Resta però sempre la grande piaga del sommerso. “In questo settore c’è molto lavoro nero, stimato intorno al 50 – 60% del totale”, ha avvertito il presidente nazionale di Nc, Alfredo Savia. “Questo è un grande problema che va risolto attraverso dei provvedimenti strutturali, altrimenti quei dati sulla grande occupazione in questo settore dati dal governo si rivelerebbero in controtendenza”, ha sottolineato Savia, spiegando che “è necessario sviluppare programmi specifici e garantire aiuti fiscali che facciano emergere il lavoro non dichiarato”. Guardando agli altri dati del rapporto, è confermato che il lavoro domestico coinvolge prevalentemente persone straniere (68,9%), con l’Europa dell’Est che continua ad essere la zona geografica da cui proviene “la maggior parte” di essi: 297.373 operatori (35,7%).

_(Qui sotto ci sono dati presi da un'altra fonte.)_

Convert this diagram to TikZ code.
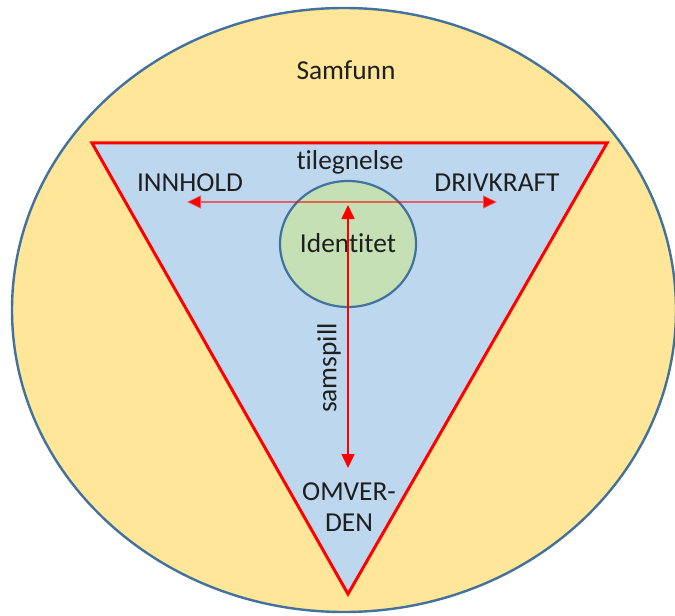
\documentclass[tikz,border=0pt]{standalone}
\usepackage{fontspec}
\setmainfont{Carlito}[Ligatures=NoCommon]
\usetikzlibrary{arrows.meta,shapes.geometric}
\definecolor{samfill}{HTML}{FFE699}
\definecolor{edgeblue}{HTML}{41719C}
\definecolor{trifill}{HTML}{BDD7EE}
\definecolor{idfill}{HTML}{C5E0B4}
\definecolor{txt}{HTML}{1F1F1F}
\tikzset{
  lbl/.style={text=txt, font=\fontsize{27.5}{31}\selectfont, inner sep=0pt},
  redarrow/.style={draw=red, line width=1.6bp, {Triangle[length=14bp,width=13bp]}-{Triangle[length=14bp,width=13bp]}},
}
\begin{document}
\begin{tikzpicture}[x=1bp,y=-1bp]
\useasboundingbox (0,0) rectangle (675,616);
% outer ellipse
\draw[fill=samfill, draw=edgeblue, line width=2.4bp] (344,310) ellipse [x radius=332, y radius=302];
% triangle
\draw[fill=trifill, draw=red, line width=3bp, line join=miter] (92,143) -- (607,143) -- (348,594) -- cycle;
% identity circle
\node[draw=edgeblue, fill=idfill, line width=2.2bp, ellipse, minimum width=136bp, minimum height=126bp, inner sep=0pt] (idc) at (348,244) {};
% labels
\node[lbl] (samfunn) at (346,70) {Samfunn};
\node[lbl] (innhold) at (190,183) {INNHOLD};
\node[lbl] (drivkraft) at (497,183) {DRIVKRAFT};
\node[lbl] (tilegnelse) at (350,162) {tilegnelse};
\node[lbl] (identitet) at (348,243) {Identitet};
\node[lbl, rotate=90] (samspill) at (329,368) {samspill};
\node[lbl, align=center] (omverden) at (349,507) {OMVER-\\DEN};
% arrow ends
\coordinate (hl) at (187,202);
\coordinate (hr) at (497,202);
\coordinate (vt) at (348,205);
\coordinate (vb) at (348,468);
\draw[redarrow, draw opacity=0.55] (hl) -- (hr);
\draw[redarrow] (vt) -- (vb);
\end{tikzpicture}
\end{document}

Al secondo posto i cittadini italiani, in totale 259.689, pari al 31,1% del totale. “Dieci anni fa la quota di lavoratori dell’Est europeo era pari a 45,4% contro il 23,4% dei lavoratori italiani”, sottolinea il rapporto. Per quanto riguarda la distribuzione territoriale, il Nord Ovest è l’area geografica che con il 30,7% registra il maggior numero di lavoratori domestici, seguita dal Centro (27,6%,), Nord Est (19,9%), Sud (12,2%) e Isole (9,6%). La Lombardia è la regione col più alto numero di colf e badanti con 162.227 operatori, pari al 19,5% del totale, quindi Lazio (14,1%), Toscana (8,8%) ed Emilia Romagna (8,6%). Infine sul fronte retributivo, emerge che le donne “hanno in media una retribuzione più alta rispetto ai colleghi uomini”. Nella fascia di retribuzione annua inferiore ai 5.000 euro l’anno “si colloca il 41,6% dei domestici maschi, contro il 37,7% delle femmine”.